Fresh CAD-based renders of Samsung’s next big foldable point to a familiar playbook. Instead of a sweeping redesign, the Galaxy Z Fold 8 appears to refine around the edges: a touch more thickness here, a tidier camera housing there, and largely the same silhouette fans already know. The imagery, created from dimensional data sourced by Android Headlines, should be treated as indicative rather than final, but it sets expectations for a measured update.
This restrained approach also lines up with rumblings that Samsung will diversify its foldable lineup with a wider model, letting the standard Fold stick to the tall-and-compact formula while experimentation happens elsewhere.

What the Galaxy Z Fold 8 Renders Appear to Show
The shared measurements suggest dimensions around 158.4 × 143.2 × 4.5mm when open and 158.4 × 72.8 × 9mm when folded, with the camera hump potentially reaching about 5.5mm. If accurate, that would make the Fold 8 marginally thicker than its predecessor—likely the cost of structural tweaks, a battery bump, or both. As always with pre-release CADs, small shifts are common as designs lock for mass production.
Display sizes look unchanged: roughly an 8-inch inner panel and about a 6.5-inch outer screen. That signals Samsung is staying the course on its “narrow cover, tablet-like inside” identity, which has reliability and app-compatibility upsides even if competitors chase wider cover screens.
Battery Capacity and Charging Get More Attention
The most meaningful rumored upgrade is internal: a move to a 5,000mAh battery paired with 45W wired charging. That capacity would be a welcome step up for heavy multitaskers who split time between the cover and main displays. At 45W, Samsung’s recent flagships typically reach roughly two-thirds in about 30 minutes in independent lab tests, so a similar curve here would noticeably cut top-up times compared to earlier Folds stuck at lower capacities and the same peak wattage.
Fast charging consistency is just as important as headline speed. Samsung’s thermal management tends to sustain higher rates longer than some rivals, trading raw peaks for reliability—an approach that suits foldables’ tight internal volumes.
Camera Upgrades and S Pen Rumors for the Fold 8
The camera story is subtle but promising. Renders and leaks point to a jump from a 12MP ultrawide to a 50MP sensor, a change that could deliver better detail, improved edge sharpness, and more flexible cropping in low light. The rest of the rear array appears familiar, suggesting Samsung is tuning rather than overhauling its imaging stack.

S Pen support is also back in the conversation. If digitizer compatibility returns to the inner display, it would enhance note-taking and on-the-go markup without demanding a new chassis philosophy. Don’t expect an integrated pen silo, though—case-based storage remains the most likely path given space constraints in a foldable frame.

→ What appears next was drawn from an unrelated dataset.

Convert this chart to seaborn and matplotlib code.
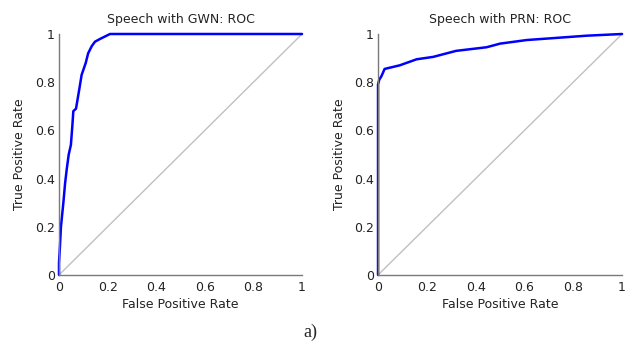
import numpy as np
import pandas as pd
import matplotlib
matplotlib.use("Agg")
import matplotlib.pyplot as plt
import seaborn as sns

# Data
gwn_fpr = [0, 0, 0.004, 0.008, 0.013, 0.018, 0.025, 0.032, 0.040, 0.049, 0.055, 0.059,
           0.070, 0.075, 0.085, 0.093, 0.110, 0.120, 0.135, 0.148, 0.170, 0.210, 1.0]
gwn_tpr = [0, 0.05, 0.12, 0.20, 0.25, 0.30, 0.38, 0.44, 0.50, 0.54, 0.62, 0.68,
           0.69, 0.72, 0.78, 0.83, 0.88, 0.92, 0.95, 0.968, 0.98, 1.0, 1.0]

prn_fpr = [0, 0, 0.005, 0.014, 0.027, 0.089, 0.158, 0.226, 0.320, 0.445, 0.500,
           0.610, 0.720, 0.856, 1.0]
prn_tpr = [0, 0.79, 0.81, 0.825, 0.855, 0.87, 0.895, 0.905, 0.93, 0.945, 0.96,
           0.975, 0.983, 0.993, 1.0]

titles = ["Speech with GWN: ROC", "Speech with PRN: ROC"]
tick_vals = [0, 0.2, 0.4, 0.6, 0.8, 1]
tick_labels = ["0", "0.2", "0.4", "0.6", "0.8", "1"]
diag = [0, 1]

sns.set_style("white")
plt.rcParams['font.family'] = ['DejaVu Sans']

fig = plt.figure(figsize=(6.33, 3.43), dpi=100)
positions = [[0.0932, 0.1983, 0.3839, 0.7026], [0.5972, 0.1983, 0.3855, 0.7026]]
curves = [(gwn_fpr, gwn_tpr), (prn_fpr, prn_tpr)]

for pos, (fx, ty), title in zip(positions, curves, titles):
    ax = fig.add_axes(pos)
    sns.lineplot(x=diag, y=diag, ax=ax, color="#c0c0c0", linewidth=1.0)
    df = pd.DataFrame({"fpr": fx, "tpr": ty})
    sns.lineplot(data=df, x="fpr", y="tpr", ax=ax, sort=False, estimator=None,
                 color="#0000ff", linewidth=1.8)
    for ln in ax.lines:
        ln.set_clip_on(False)
    ax.set_xlim(0, 1)
    ax.set_ylim(0, 1)
    ax.set_xticks(tick_vals)
    ax.set_xticklabels(tick_labels)
    ax.set_yticks(tick_vals)
    ax.set_yticklabels(tick_labels)
    for s in ["top", "right"]:
        ax.spines[s].set_visible(False)
    for s in ["left", "bottom"]:
        ax.spines[s].set_color("#7a7a7a")
        ax.spines[s].set_linewidth(1.0)
    ax.tick_params(direction="in", length=2.5, width=0.8, color="#555555",
                   labelsize=9, labelcolor="#222222")
    ax.tick_params(axis="x", pad=4)
    ax.tick_params(axis="y", pad=3)
    ax.set_xlabel("False Positive Rate", fontsize=9, color="#222222", labelpad=3)
    ax.set_ylabel("True Positive Rate", fontsize=9, color="#222222", labelpad=6)
    ax.set_title(title, fontsize=9, color="#222222", pad=8)

fig.text(0.49, 0.032, "a)", fontsize=13, family="Liberation Serif", ha="center", va="center")

fig.savefig("out.png", dpi=100)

Silicon, Storage Options, and Software Expectations
Under the hood, the Fold 8 is expected to run a Qualcomm Snapdragon 8 Elite Gen 5 for Galaxy, bringing stronger CPU/GPU efficiency and expanded on-device AI. Storage options are tipped at 256GB, 512GB, and 1TB, paired with 12GB or 16GB of RAM. Expect Samsung’s latest multitasking tools—app pairs, pop-up windows, and drag-and-drop—to lean into that horsepower, alongside the brand’s growing suite of AI features for translation, transcription, and image editing.
Why the Conservative Design Makes Sense for Samsung
Durability is the unsung hero of every foldable generation. Small changes to thickness and camera layout often mask bigger internal wins—stiffer frames, refined hinges, improved vapor chambers, or more robust waterproofing. Recent Samsung foldables have touted hinge lifespans rated for hundreds of thousands of cycles, and incremental refinements are how those claims translate into real-world reliability over years of use.
Market dynamics also favor stability. Counterpoint Research characterizes foldables as the fastest-growing slice of the premium smartphone space, with sustained double-digit expansion even as the broader market plateaus. With rivals pushing wider cover screens and ultra-thin designs—think devices from Honor, OnePlus, and others—keeping the baseline Fold consistent while introducing a separate “wide” variant lets Samsung court multiple preferences without alienating loyalists.
What to Watch Next Before the Galaxy Z Fold 8 Launch
Regulatory filings should confirm battery capacity and charging limits, while accessory leaks will clarify any S Pen story. Camera sensor IDs and lens specs typically surface as production ramps, so expect firmer details ahead of the unveiling. As for the renders, take them as a solid outline: the proportions are likely right, but surface finishes, tolerances, and small design flourishes can still change before the final hardware lands.